-- EXERCISE BRIEF --
Reproduce the listing below in full and without alteration, apart from its pictures.

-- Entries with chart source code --
BEGIN

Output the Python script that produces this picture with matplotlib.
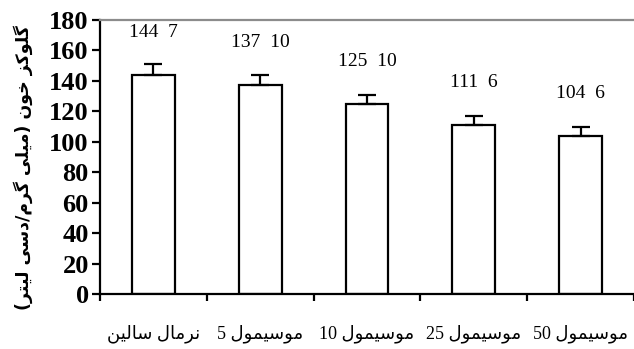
import matplotlib
matplotlib.use("Agg")
import matplotlib.pyplot as plt
import numpy as np

# ---- data ----
categories = ["نرمال سالین", "موسیمول 5", "موسیمول 10", "موسیمول 25", "موسیمول 50"]
means = [144, 137, 125, 111, 104]
errors = [7, 7, 6, 6, 5.5]
value_labels = ["144  7", "137  10", "125  10", "111  6", "104  6"]
y_ticks = [0, 20, 40, 60, 80, 100, 120, 140, 160, 180]
y_label = "گلوکز خون (میلی گرم/دسی لیتر)"

# ---- minimal Arabic/Persian shaping (matplotlib has no complex text layout) ----
FORMS = {  # isolated, final, initial, medial
    "\u0627": ("\uFE8D", "\uFE8E", None, None),
    "\u062A": ("\uFE95", "\uFE96", "\uFE97", "\uFE98"),
    "\u062E": ("\uFEA5", "\uFEA6", "\uFEA7", "\uFEA8"),
    "\u062F": ("\uFEA9", "\uFEAA", None, None),
    "\u0631": ("\uFEAD", "\uFEAE", None, None),
    "\u0632": ("\uFEAF", "\uFEB0", None, None),
    "\u0633": ("\uFEB1", "\uFEB2", "\uFEB3", "\uFEB4"),
    "\u0644": ("\uFEDD", "\uFEDE", "\uFEDF", "\uFEE0"),
    "\u0645": ("\uFEE1", "\uFEE2", "\uFEE3", "\uFEE4"),
    "\u0646": ("\uFEE5", "\uFEE6", "\uFEE7", "\uFEE8"),
    "\u0648": ("\uFEED", "\uFEEE", None, None),
    "\u06A9": ("\uFB8E", "\uFB8F", "\uFB90", "\uFB91"),
    "\u06AF": ("\uFB92", "\uFB93", "\uFB94", "\uFB95"),
    "\u06CC": ("\uFBFC", "\uFBFD", "\uFBFE", "\uFBFF"),
}
MIRROR = {"(": ")", ")": "("}


def shape(s):
    out = []
    n = len(s)
    for i, ch in enumerate(s):
        if ch not in FORMS:
            out.append(ch)
            continue
        f = FORMS[ch]
        prev = s[i - 1] if i > 0 else None
        nxt = s[i + 1] if i < n - 1 else None
        join_prev = prev in FORMS and FORMS[prev][2] is not None
        join_next = nxt in FORMS and f[2] is not None
        if join_prev and join_next:
            out.append(f[3])
        elif join_prev:
            out.append(f[1])
        elif join_next:
            out.append(f[2])
        else:
            out.append(f[0])
    return out


def rtl(s):
    # visual order: reverse runs, keep digit runs left-to-right
    chars = shape(s)
    runs, cur, cur_digit = [], [], None
    for c in chars:
        d = c.isdigit()
        if cur and d != cur_digit:
            runs.append((cur_digit, cur))
            cur = []
        cur.append(c)
        cur_digit = d
    if cur:
        runs.append((cur_digit, cur))
    vis = []
    for is_digit, r in reversed(runs):
        if is_digit:
            vis.extend(r)
        else:
            vis.extend(MIRROR.get(c, c) for c in reversed(r))
    return "".join(vis)


FAM = ["Liberation Serif", "DejaVu Sans"]

fig = plt.figure(figsize=(6.34, 3.49), dpi=100)
ax = fig.add_axes([0.1577, 0.1576, 0.8423, 0.7851])

x = np.arange(len(categories))
ax.bar(x, means, width=0.40, color="white", edgecolor="black", linewidth=1.6, zorder=2)
ax.errorbar(x, means, yerr=[np.zeros(len(errors)), errors], fmt="none",
            ecolor="black", elinewidth=1.6, capsize=6.5, capthick=1.6, zorder=3)

for xi, m, lab in zip(x, means, value_labels):
    ax.text(xi, m + 28, lab, ha="center", va="center", fontsize=14,
            family="Liberation Serif", color="black")

ax.set_xlim(-0.5, 4.5)
ax.set_ylim(0, 180)
ax.set_yticks(y_ticks)
ax.set_yticklabels([str(v) for v in y_ticks], fontsize=19, fontweight="bold",
                   family="Liberation Serif")
ax.tick_params(axis="y", direction="out", length=6, width=1.6, pad=2)

ax.set_xticks(np.arange(-0.5, 5.0, 1.0))
ax.set_xticklabels([])
ax.tick_params(axis="x", which="major", direction="out", length=5, width=1.6)
ax.set_xticks(x, minor=True)
ax.set_xticklabels([rtl(c) for c in categories], minor=True, fontsize=13, family=FAM)
ax.tick_params(axis="x", which="minor", length=0, pad=22)

for side in ["left", "bottom"]:
    ax.spines[side].set_linewidth(1.6)
    ax.spines[side].set_color("black")
ax.spines["top"].set_color("#8c8c8c")
ax.spines["top"].set_linewidth(1.6)
ax.spines["right"].set_visible(False)

fig.text(0.036, 0.52, rtl(y_label), rotation=90, ha="center", va="center",
         fontsize=12.5, fontweight="bold", family=["DejaVu Sans"])

fig.savefig("out.png", dpi=100)
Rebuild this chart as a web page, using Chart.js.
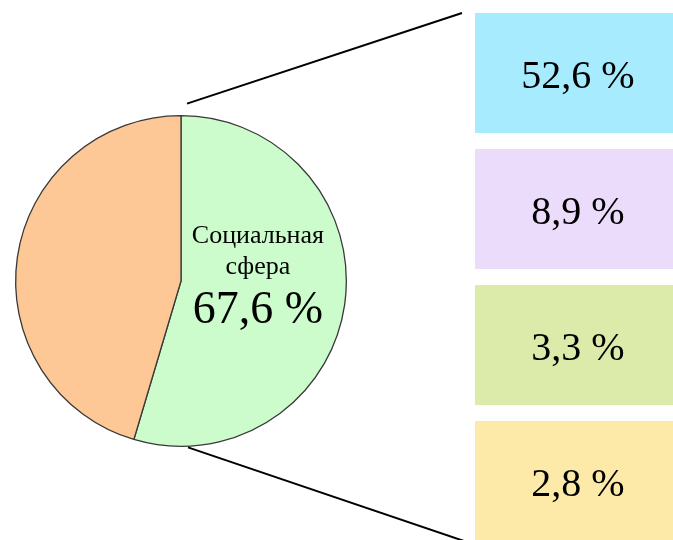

END

-- RESULT OF THIS EXERCISE --
Output the Python script that produces this picture with matplotlib.
import matplotlib
matplotlib.use("Agg")
import matplotlib.pyplot as plt
import numpy as np

# ---- data ----
categories = ["نرمال سالین", "موسیمول 5", "موسیمول 10", "موسیمول 25", "موسیمول 50"]
means = [144, 137, 125, 111, 104]
errors = [7, 7, 6, 6, 5.5]
value_labels = ["144  7", "137  10", "125  10", "111  6", "104  6"]
y_ticks = [0, 20, 40, 60, 80, 100, 120, 140, 160, 180]
y_label = "گلوکز خون (میلی گرم/دسی لیتر)"

# ---- minimal Arabic/Persian shaping (matplotlib has no complex text layout) ----
FORMS = {  # isolated, final, initial, medial
    "\u0627": ("\uFE8D", "\uFE8E", None, None),
    "\u062A": ("\uFE95", "\uFE96", "\uFE97", "\uFE98"),
    "\u062E": ("\uFEA5", "\uFEA6", "\uFEA7", "\uFEA8"),
    "\u062F": ("\uFEA9", "\uFEAA", None, None),
    "\u0631": ("\uFEAD", "\uFEAE", None, None),
    "\u0632": ("\uFEAF", "\uFEB0", None, None),
    "\u0633": ("\uFEB1", "\uFEB2", "\uFEB3", "\uFEB4"),
    "\u0644": ("\uFEDD", "\uFEDE", "\uFEDF", "\uFEE0"),
    "\u0645": ("\uFEE1", "\uFEE2", "\uFEE3", "\uFEE4"),
    "\u0646": ("\uFEE5", "\uFEE6", "\uFEE7", "\uFEE8"),
    "\u0648": ("\uFEED", "\uFEEE", None, None),
    "\u06A9": ("\uFB8E", "\uFB8F", "\uFB90", "\uFB91"),
    "\u06AF": ("\uFB92", "\uFB93", "\uFB94", "\uFB95"),
    "\u06CC": ("\uFBFC", "\uFBFD", "\uFBFE", "\uFBFF"),
}
MIRROR = {"(": ")", ")": "("}


def shape(s):
    out = []
    n = len(s)
    for i, ch in enumerate(s):
        if ch not in FORMS:
            out.append(ch)
            continue
        f = FORMS[ch]
        prev = s[i - 1] if i > 0 else None
        nxt = s[i + 1] if i < n - 1 else None
        join_prev = prev in FORMS and FORMS[prev][2] is not None
        join_next = nxt in FORMS and f[2] is not None
        if join_prev and join_next:
            out.append(f[3])
        elif join_prev:
            out.append(f[1])
        elif join_next:
            out.append(f[2])
        else:
            out.append(f[0])
    return out


def rtl(s):
    # visual order: reverse runs, keep digit runs left-to-right
    chars = shape(s)
    runs, cur, cur_digit = [], [], None
    for c in chars:
        d = c.isdigit()
        if cur and d != cur_digit:
            runs.append((cur_digit, cur))
            cur = []
        cur.append(c)
        cur_digit = d
    if cur:
        runs.append((cur_digit, cur))
    vis = []
    for is_digit, r in reversed(runs):
        if is_digit:
            vis.extend(r)
        else:
            vis.extend(MIRROR.get(c, c) for c in reversed(r))
    return "".join(vis)


FAM = ["Liberation Serif", "DejaVu Sans"]

fig = plt.figure(figsize=(6.34, 3.49), dpi=100)
ax = fig.add_axes([0.1577, 0.1576, 0.8423, 0.7851])

x = np.arange(len(categories))
ax.bar(x, means, width=0.40, color="white", edgecolor="black", linewidth=1.6, zorder=2)
ax.errorbar(x, means, yerr=[np.zeros(len(errors)), errors], fmt="none",
            ecolor="black", elinewidth=1.6, capsize=6.5, capthick=1.6, zorder=3)

for xi, m, lab in zip(x, means, value_labels):
    ax.text(xi, m + 28, lab, ha="center", va="center", fontsize=14,
            family="Liberation Serif", color="black")

ax.set_xlim(-0.5, 4.5)
ax.set_ylim(0, 180)
ax.set_yticks(y_ticks)
ax.set_yticklabels([str(v) for v in y_ticks], fontsize=19, fontweight="bold",
                   family="Liberation Serif")
ax.tick_params(axis="y", direction="out", length=6, width=1.6, pad=2)

ax.set_xticks(np.arange(-0.5, 5.0, 1.0))
ax.set_xticklabels([])
ax.tick_params(axis="x", which="major", direction="out", length=5, width=1.6)
ax.set_xticks(x, minor=True)
ax.set_xticklabels([rtl(c) for c in categories], minor=True, fontsize=13, family=FAM)
ax.tick_params(axis="x", which="minor", length=0, pad=22)

for side in ["left", "bottom"]:
    ax.spines[side].set_linewidth(1.6)
    ax.spines[side].set_color("black")
ax.spines["top"].set_color("#8c8c8c")
ax.spines["top"].set_linewidth(1.6)
ax.spines["right"].set_visible(False)

fig.text(0.036, 0.52, rtl(y_label), rotation=90, ha="center", va="center",
         fontsize=12.5, fontweight="bold", family=["DejaVu Sans"])

fig.savefig("out.png", dpi=100)
Rebuild this chart as a web page, using Chart.js.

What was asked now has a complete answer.